Paul Redfern, Business Development Manager, British Deaf Association said: “The report is very powerful. The British Deaf Association recognises and really welcomes this report… Without the report we don’t have a voice, and without us having a voice, services can’t change to adapt to our needs. So far, we have been invisible and this is the start of us now becoming visible.”
Dr Roger Wicks, Director of Policy & Campaigns, Action on Hearing Loss said: “I think what the report does is put this issue on the public agenda, particularly in London, but beyond London. This mustn’t be a report that we talk about today and then forget.”
BDN: How can we encourage more deaf people to actively get involved in urging their local Health and Wellbeing board to make changes?
There are a number of stakeholder organisations working really hard to promote the various interests of deaf people. But we felt that these groups needed to work more closely together in lobbying for change – presenting a single, unified voice will maximise their chances of success. Local Health and Wellbeing Boards will become key organisations in agreeing and implementing change, so that seems to be an obvious place to apply collective pressure.

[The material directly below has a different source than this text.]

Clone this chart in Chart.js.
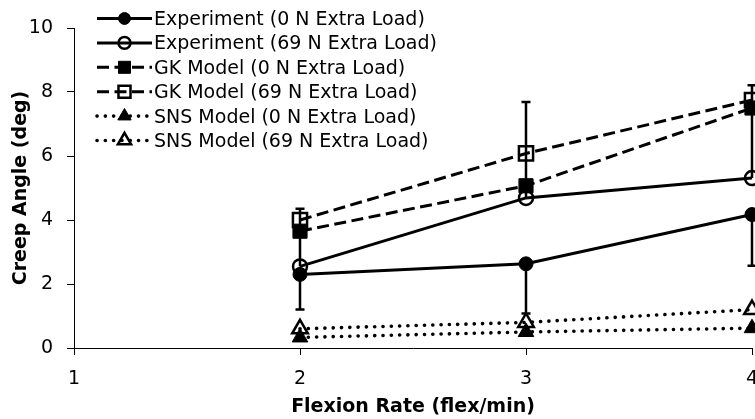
<!DOCTYPE html>
<html>
<head>
<meta charset="utf-8">
<script src="https://cdn.jsdelivr.net/npm/chart.js@4"></script>
<style>
  body { margin: 0; background: #fff; }
  canvas { display: block; }
</style>
</head>
<body>
<canvas id="creepChart" width="755" height="419"></canvas>
<script>
// flexion rates tested and axis ticks
const flexRates = [2, 3, 4];
const xTicks = [1, 2, 3, 4];
const yTicks = [0, 2, 4, 6, 8, 10];

// creep angle (deg) per flexion rate
const exp0 = [2.3, 2.63, 4.17];
const exp0ErrMinus = [1.1, 1.55, 1.6];
const exp69 = [2.55, 4.69, 5.31];
const exp69ErrPlus = [1.8, 3.0, 2.9];
const gk0 = [3.65, 5.07, 7.5];
const gk69 = [4.0, 6.08, 7.75];
const sns0 = [0.33, 0.5, 0.62];
const sns69 = [0.6, 0.8, 1.2];

const seriesLabels = [
  "Experiment (0 N Extra Load)",
  "Experiment (69 N Extra Load)",
  "GK Model (0 N Extra Load)",
  "GK Model (69 N Extra Load)",
  "SNS Model (0 N Extra Load)",
  "SNS Model (69 N Extra Load)",
];

const FONT = "'DejaVu Sans', sans-serif";
const SOLID = [];
const DASHED = [12, 5.5];
const DOTTED = [0.1, 8.2];

function points(values) {
  return flexRates.map((x, i) => ({ x: x, y: values[i] }));
}

function series(label, values, dash, style, filled, radius) {
  return {
    label: label,
    data: points(values),
    borderColor: "#000",
    borderWidth: dash === DOTTED ? 3.6 : 3,
    borderDash: dash,
    borderCapStyle: dash === DOTTED ? "round" : "butt",
    pointStyle: style,
    pointRadius: radius,
    pointHoverRadius: radius,
    pointBackgroundColor: filled ? "#000" : "rgba(0,0,0,0)",
    pointBorderColor: "#000",
    pointBorderWidth: filled ? 1 : 2.5,
    tension: 0,
    clip: false,
  };
}

// one-sided error bars on the experimental series
const errorBars = [
  { values: exp0, err: exp0ErrMinus, dir: -1 },
  { values: exp69, err: exp69ErrPlus, dir: 1 },
];

const errorBarPlugin = {
  id: "errorBars",
  beforeDatasetsDraw(chart) {
    const { ctx, scales } = chart;
    ctx.save();
    ctx.strokeStyle = "#000";
    ctx.lineWidth = 2.5;
    errorBars.forEach((bar) => {
      flexRates.forEach((rate, i) => {
        const px = scales.x.getPixelForValue(rate);
        const y0 = scales.y.getPixelForValue(bar.values[i]);
        const y1 = scales.y.getPixelForValue(bar.values[i] + bar.dir * bar.err[i]);
        ctx.beginPath();
        ctx.moveTo(px, y0);
        ctx.lineTo(px, y1);
        ctx.moveTo(px - 4.5, y1);
        ctx.lineTo(px + 4.5, y1);
        ctx.stroke();
      });
    });
    ctx.restore();
  },
};

// legend drawn as line + marker samples in the top left corner
const sampleLegend = {
  id: "sampleLegend",
  afterDraw(chart) {
    const ctx = chart.ctx;
    ctx.save();
    chart.data.datasets.forEach((ds, i) => {
      const y = 18.5 + i * 24.4;
      ctx.strokeStyle = "#000";
      ctx.lineWidth = ds.borderWidth;
      ctx.lineCap = ds.borderCapStyle;
      ctx.setLineDash(ds.borderDash);
      ctx.beginPath();
      ctx.moveTo(97, y);
      ctx.lineTo(152, y);
      ctx.stroke();
      ctx.setLineDash([]);
      ctx.lineCap = "butt";
      ctx.fillStyle = ds.pointBackgroundColor;
      ctx.lineWidth = ds.pointBorderWidth;
      Chart.helpers.drawPoint(ctx, {
        pointStyle: ds.pointStyle,
        radius: ds.pointRadius * 0.85,
        rotation: 0,
        borderWidth: ds.pointBorderWidth,
      }, 124.5, y);
      ctx.fillStyle = "#000";
      ctx.font = "19px " + FONT;
      ctx.textBaseline = "middle";
      ctx.textAlign = "left";
      ctx.fillText(ds.label, 154, y + 1.5);
    });
    ctx.restore();
  },
};

document.addEventListener("DOMContentLoaded", function () {
  const ctx = document.getElementById("creepChart");

  Chart.defaults.font.family = FONT;
  Chart.defaults.font.size = 19;
  Chart.defaults.color = "#000";

  new Chart(ctx, {
    type: "line",
    data: {
      datasets: [
        series(seriesLabels[0], exp0, SOLID, "circle", true, 7),
        series(seriesLabels[1], exp69, SOLID, "circle", false, 7),
        series(seriesLabels[2], gk0, DASHED, "rect", true, 10),
        series(seriesLabels[3], gk69, DASHED, "rect", false, 10),
        series(seriesLabels[4], sns0, DOTTED, "triangle", true, 9),
        series(seriesLabels[5], sns69, DOTTED, "triangle", false, 9),
      ],
    },
    options: {
      responsive: false,
      animation: false,
      layout: {
        autoPadding: false,
        padding: { top: 28, right: 3, left: 0, bottom: 0 },
      },
      plugins: {
        legend: { display: false },
        tooltip: { enabled: false },
      },
      scales: {
        x: {
          type: "linear",
          min: 1,
          max: 4,
          afterBuildTicks: (scale) => {
            scale.ticks = xTicks.map((v) => ({ value: v }));
          },
          afterFit: (scale) => {
            scale.height = 71;
            scale.paddingLeft = 0;
            scale.paddingRight = 0;
          },
          grid: {
            drawOnChartArea: false,
            drawTicks: true,
            tickLength: 7,
            color: "#000",
            lineWidth: 1,
          },
          border: { color: "#000", width: 1 },
          ticks: { padding: 13, maxRotation: 0 },
          title: {
            display: true,
            text: "Flexion Rate (flex/min)",
            font: { weight: "bold", size: 19 },
            padding: { top: 0, bottom: 1 },
          },
        },
        y: {
          min: 0,
          max: 10,
          afterBuildTicks: (scale) => {
            scale.ticks = yTicks.map((v) => ({ value: v }));
          },
          afterFit: (scale) => {
            scale.width = 74;
            scale.paddingTop = 0;
            scale.paddingBottom = 0;
          },
          grid: {
            drawOnChartArea: false,
            drawTicks: true,
            tickLength: 7,
            color: "#000",
            lineWidth: 1,
          },
          border: { color: "#000", width: 1 },
          ticks: { padding: 14 },
          title: {
            display: true,
            text: "Creep Angle (deg)",
            font: { weight: "bold", size: 19 },
            padding: { top: 10, bottom: 0 },
          },
        },
      },
    },
    plugins: [errorBarPlugin, sampleLegend],
  });
});
</script>
</body>
</html>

BDN: The report highlights the need for a greater number of BSL interpreters – what do you propose the minimum BSL standard be? How can this be captured in the National Framework Agreement for Interpreters?
We quite deliberately chose not to recommend a specific minimum standard for BSL interpreters in the health service. We received mixed evidence on what the level should be, and we therefore decided to urge NHS England to take the lead in reaching agreement on this, in conjunction with key stakeholders like the NRCPD, the BDA and Signature. More highly qualified BSL interpreters obviously come at a cost, so work needs to be done to establish what level is appropriate and affordable.
BDN: Why has there been a reluctance/delay amongst health providers to implement changes?
I think part of the problem – which our report highlighted – is that the scale of the demand simply isn’t known. I was amazed to discover the estimates for the number of deaf people in London ranged from just 25,000 to over a million. How can the health service cater for demand if there is such uncertainty? To me, this seems such a basic thing to establish when thinking about planning and commissioning services, and our report called on NHS England London to take a lead in collecting better data on hearing disability in London.
“The whole investigation process has been a real eye-opener for me personally, and I hope it has helped to bring some of these issues out into the open”
I’ve been shocked by some of the evidence we’ve received. It’s terrible that such a large part of the population is excluded from receiving the benefits of our health service that most of us take for granted.
It has, however, allowed me to meet a number of amazing people – like Graham Welton, (who brought the issue of access to our attention at People’s Question Time) and Paul Redfern, who are doing great things in advancing the interests of deaf people in London.
This is by no means the end of the process for us. We will now be pressing a number of organisations – like NHS England London and London’s Clinical Commissioning Groups – to respond to our report and implement our recommendations. I hope BDN will get behind our work and raise the profile around these issues further over the months and years to come.